__Material__
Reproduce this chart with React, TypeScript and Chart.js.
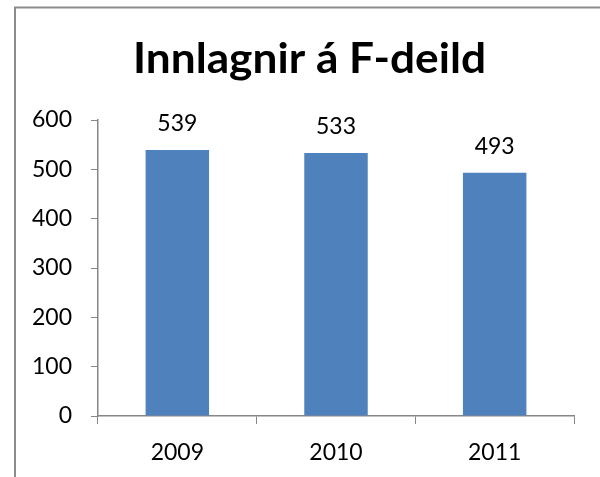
import React, { useEffect, useRef } from "react";
import { Chart, registerables } from "chart.js";

Chart.register(...registerables);

const title = "Innlagnir á F-deild";
const categories = ["2009", "2010", "2011"];
const values = [539, 533, 493];
const yMin = 0;
const yMax = 600;
const yStep = 100;

const FONT = "Lato, 'Open Sans', sans-serif";
const AXIS = "#868686";

export default function App() {
  const ref = useRef<HTMLCanvasElement | null>(null);
  useEffect(() => {
    if (!ref.current) return;
    const decor = {
      id: "decor",
      beforeDraw(chart: any) {
        const ctx = chart.ctx;
        ctx.save();
        ctx.fillStyle = "#ffffff";
        ctx.fillRect(0, 0, chart.width, chart.height);
        ctx.strokeStyle = "#8c8c8c";
        ctx.lineWidth = 2;
        ctx.beginPath();
        ctx.moveTo(15, chart.height + 5);
        ctx.lineTo(15, 7.5);
        ctx.lineTo(chart.width + 5, 7.5);
        ctx.stroke();
        // title
        ctx.font = `bold 42px ${FONT}`;
        ctx.fillStyle = "#000000";
        ctx.textBaseline = "alphabetic";
        ctx.textAlign = "left";
        const w = ctx.measureText(title).width;
        const target = 353;
        const sx = target / w;
        ctx.translate(133, 73);
        ctx.scale(sx, 1);
        ctx.fillText(title, 0, 0);
        ctx.restore();
      },
      afterDatasetsDraw(chart: any) {
        const ctx = chart.ctx;
        const meta = chart.getDatasetMeta(0);
        ctx.save();
        ctx.font = `23px ${FONT}`;
        ctx.fillStyle = "#000000";
        ctx.textAlign = "center";
        ctx.textBaseline = "alphabetic";
        meta.data.forEach((bar: any, i: number) => {
          ctx.fillText(String(values[i]), bar.x, bar.y - 19);
        });
        ctx.restore();
      },
    };
    const chart = new Chart(ref.current, {
      type: "bar",
      data: {
        labels: categories,
        datasets: [
          {
            data: values,
            backgroundColor: "#4F81BD",
            borderWidth: 0,
            categoryPercentage: 0.8,
            barPercentage: 0.5,
          },
        ],
      },
      options: {
        animation: false,
        responsive: false,
        maintainAspectRatio: false,
        layout: { padding: { top: 120, right: 26, bottom: 0, left: 0 } },
        plugins: {
          legend: { display: false },
          tooltip: { enabled: false },
          title: { display: false },
        },
        scales: {
          x: {
            afterFit: (s: any) => {
              s.height = 61;
            },
            grid: {
              offset: true,
              drawOnChartArea: false,
              drawTicks: true,
              tickLength: 8,
              color: AXIS,
            },
            border: { color: AXIS, width: 1.5 },
            ticks: {
              font: { family: FONT, size: 23 },
              color: "#000000",
              padding: 15,
            },
          },
          y: {
            min: yMin,
            max: yMax,
            afterFit: (s: any) => {
              s.width = 98;
            },
            grid: {
              drawOnChartArea: false,
              drawTicks: true,
              tickLength: 7,
              color: AXIS,
            },
            border: { color: AXIS, width: 1.5 },
            ticks: {
              stepSize: yStep,
              font: { family: FONT, size: 23 },
              color: "#000000",
              padding: 19,
            },
          },
        },
      },
      plugins: [decor],
    });
    return () => chart.destroy();
  }, []);
  return (
    <div style={{ position: "fixed", left: 0, top: 0, width: 600, height: 477 }}>
      <canvas ref={ref} width={600} height={477} />
    </div>
  );
}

__The problem__
The data should be printed again unchanged; leave its pictures out.

__Exercise response__
Reproduce this chart with React, TypeScript and Chart.js.
import React, { useEffect, useRef } from "react";
import { Chart, registerables } from "chart.js";

Chart.register(...registerables);

const title = "Innlagnir á F-deild";
const categories = ["2009", "2010", "2011"];
const values = [539, 533, 493];
const yMin = 0;
const yMax = 600;
const yStep = 100;

const FONT = "Lato, 'Open Sans', sans-serif";
const AXIS = "#868686";

export default function App() {
  const ref = useRef<HTMLCanvasElement | null>(null);
  useEffect(() => {
    if (!ref.current) return;
    const decor = {
      id: "decor",
      beforeDraw(chart: any) {
        const ctx = chart.ctx;
        ctx.save();
        ctx.fillStyle = "#ffffff";
        ctx.fillRect(0, 0, chart.width, chart.height);
        ctx.strokeStyle = "#8c8c8c";
        ctx.lineWidth = 2;
        ctx.beginPath();
        ctx.moveTo(15, chart.height + 5);
        ctx.lineTo(15, 7.5);
        ctx.lineTo(chart.width + 5, 7.5);
        ctx.stroke();
        // title
        ctx.font = `bold 42px ${FONT}`;
        ctx.fillStyle = "#000000";
        ctx.textBaseline = "alphabetic";
        ctx.textAlign = "left";
        const w = ctx.measureText(title).width;
        const target = 353;
        const sx = target / w;
        ctx.translate(133, 73);
        ctx.scale(sx, 1);
        ctx.fillText(title, 0, 0);
        ctx.restore();
      },
      afterDatasetsDraw(chart: any) {
        const ctx = chart.ctx;
        const meta = chart.getDatasetMeta(0);
        ctx.save();
        ctx.font = `23px ${FONT}`;
        ctx.fillStyle = "#000000";
        ctx.textAlign = "center";
        ctx.textBaseline = "alphabetic";
        meta.data.forEach((bar: any, i: number) => {
          ctx.fillText(String(values[i]), bar.x, bar.y - 19);
        });
        ctx.restore();
      },
    };
    const chart = new Chart(ref.current, {
      type: "bar",
      data: {
        labels: categories,
        datasets: [
          {
            data: values,
            backgroundColor: "#4F81BD",
            borderWidth: 0,
            categoryPercentage: 0.8,
            barPercentage: 0.5,
          },
        ],
      },
      options: {
        animation: false,
        responsive: false,
        maintainAspectRatio: false,
        layout: { padding: { top: 120, right: 26, bottom: 0, left: 0 } },
        plugins: {
          legend: { display: false },
          tooltip: { enabled: false },
          title: { display: false },
        },
        scales: {
          x: {
            afterFit: (s: any) => {
              s.height = 61;
            },
            grid: {
              offset: true,
              drawOnChartArea: false,
              drawTicks: true,
              tickLength: 8,
              color: AXIS,
            },
            border: { color: AXIS, width: 1.5 },
            ticks: {
              font: { family: FONT, size: 23 },
              color: "#000000",
              padding: 15,
            },
          },
          y: {
            min: yMin,
            max: yMax,
            afterFit: (s: any) => {
              s.width = 98;
            },
            grid: {
              drawOnChartArea: false,
              drawTicks: true,
              tickLength: 7,
              color: AXIS,
            },
            border: { color: AXIS, width: 1.5 },
            ticks: {
              stepSize: yStep,
              font: { family: FONT, size: 23 },
              color: "#000000",
              padding: 19,
            },
          },
        },
      },
      plugins: [decor],
    });
    return () => chart.destroy();
  }, []);
  return (
    <div style={{ position: "fixed", left: 0, top: 0, width: 600, height: 477 }}>
      <canvas ref={ref} width={600} height={477} />
    </div>
  );
}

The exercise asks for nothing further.